Understanding the Hydra Switches - Schematic Analysis

airbud

Well-known member
Found this schematic of the Hydra circuit in the forum, and I'm trying to understand how the switches work in tandem with the FV1. Pins 16, 17 and 18 (S0, S1 and S2 respectively) are connected to three of the switches, one each. The pinouts refer to these as related to program selection, so I'm imagining that when the heads are turned on or off it's actually a different program on the EEPROM. I've been wondering how 1P8T switches work for these FV1 circuits as well, but admittedly haven't checked out a schematic of one yet (guess I'll go check this out later on today).

More of a discussion question than a specific one, but as I finish the dev board I'm working to gain a better understanding of designing around the FV1. Maybe "how does one integrate switches and other non-pot controls into an FV1 design?"

Thanks in advance for any thoughts!

Unconfirmed Hydra Schematic
1714565938868.png

FV1 Pinout
1714566077891.png
 
S0, S1, and S2 set a binary value to select one of the eight FV-1 programs.

0, 0, 0 = Program 0
0, 0, 1 = Program 1
0, 1, 0 = Program 2
0, 1, 1 = Program 3
1, 0, 0 = Program 4
1, 0, 1 = Program 5
1, 1, 0 = Program 6
1, 1, 1 = Program 7

0 meaning LOW, or 0V / GND
1 meaning HIGH, or 3.3V


In the Hydra each of the combinations of playback heads is a separate program, with one exception... the fourth head switch.

Since the FV-1 only supports eight programs (and three program select switches) there had to be a workaround to get that fourth head switch functional. Each of the eight programs / combinations also includes the fourth head as part of their algorithm. The fourth toggle switch is connected to one of the potentiometer inputs and behaves as an "all or nothing" volume control for the fourth head. It's always active in every combination, but when the switch is off the volume for that tap is at minimum.

The FV-1 projects here that utilize the 1P8T rotary switch use a matrix of diodes so that the proper combination of S0, S1, S2 is pulled high or low to correspond to the position of the rotary switch. There are cleaner ways of doing it using a microcontroller or BCD counter IC, but I felt like using common every day diodes would make parts sourcing easier.
 
S0, S1, and S2 set a binary value to select one of the eight FV-1 programs.

0, 0, 0 = Program 0
0, 0, 1 = Program 1
0, 1, 0 = Program 2
0, 1, 1 = Program 3
1, 0, 0 = Program 4
1, 0, 1 = Program 5
1, 1, 0 = Program 6
1, 1, 1 = Program 7

0 meaning LOW, or 0V / GND
1 meaning HIGH, or 3.3V


In the Hydra each of the combinations of playback heads is a separate program, with one exception... the fourth head switch.

Since the FV-1 only supports eight programs (and three program select switches) there had to be a workaround to get that fourth head switch functional. Each of the eight programs / combinations also includes the fourth head as part of their algorithm. The fourth toggle switch is connected to one of the potentiometer inputs and behaves as an "all or nothing" volume control for the fourth head. It's always active in every combination, but when the switch is off the volume for that tap is at minimum.
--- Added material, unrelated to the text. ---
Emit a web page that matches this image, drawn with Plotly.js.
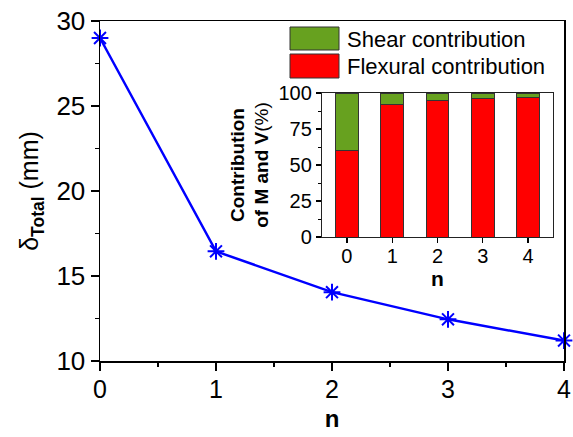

The FV-1 projects here that utilize the 1P8T rotary switch use a matrix of diodes so that the proper combination of S0, S1, S2 is pulled high or low to correspond to the position of the rotary switch. There are cleaner ways of doing it using a microcontroller or BCD counter IC, but I felt like using common every day diodes would make parts sourcing easier.
thanks Robert!!! this is exactly the answer i needed. i saw that one switch was set up differently and was wondering how that was working, nice workaround!

i remember seeing that diode setup, this makes so much more sense now! excited to mess around with programming my own algorithms.